How the graphics for Blade Runner 2049 were designed

Territory Studio is behind the graphics for the 2017 sequel to cult classic film Blade Runner, originally released in 1982. At this year’s D&AD Festival, executive creative director David Sheldon-Hicks talks about the challenges of designing for a fantasy world, and how the studio ironically opted for analogue techniques to create digital graphics.

WARNING: This article is for those who have seen Blade Runner 2049 and contains major spoilers – click away now if you do not want to find out what happens in the film.

Blade Runner 2049, released last year, is an apocalyptic vision of technology. The science fiction film is the sequel to Ridley Scott’s 1982 classic, and imagines a dystopian and pessimistic world populated by humans and “replicants” – biologically engineered or “designed” humans who are used as slaves.

The sequel was directed by Denis Villeneuve, and is set in Los Angeles, US. It centres around a character called “K”, played by Ryan Gosling; a surprisingly sensitive and emotionally-aware replicant who discovers in the film that his man-made “species” are able to give birth to children.

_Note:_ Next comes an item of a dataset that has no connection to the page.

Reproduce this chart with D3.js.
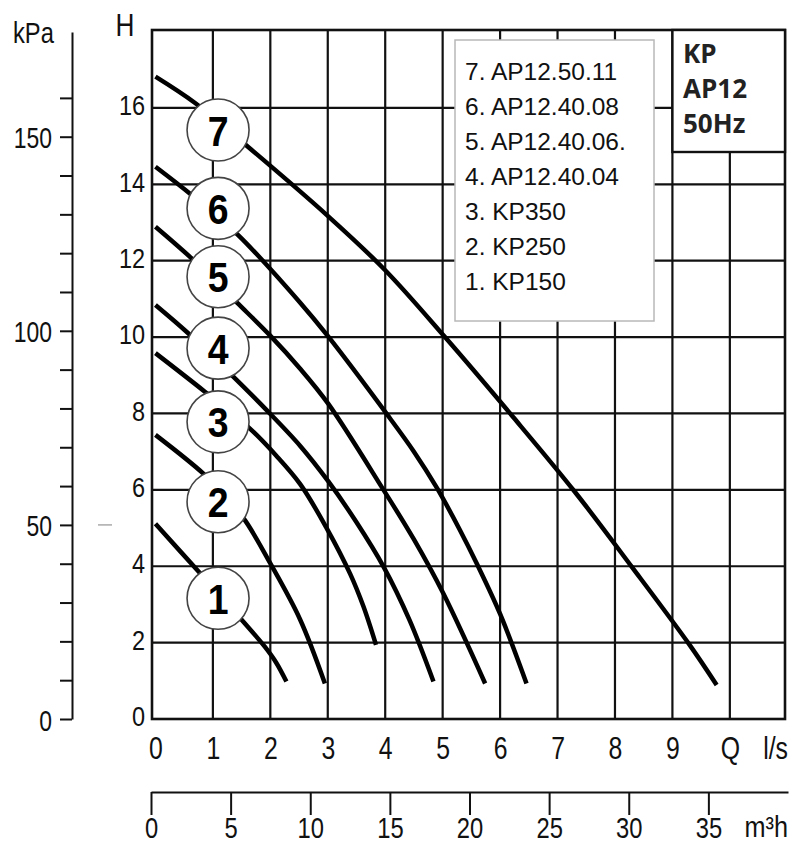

The film sees a struggle ensue between the Los Angeles Police Department, which wants to stifle this truth, and Wallace Corporation, the company who manufactures replicants, which wants to discover the secret to reproducing bio-engineered humans. It poses questions about power struggles between people, what it means to be human, and the conflicting possibilities and dangers of advancing technology.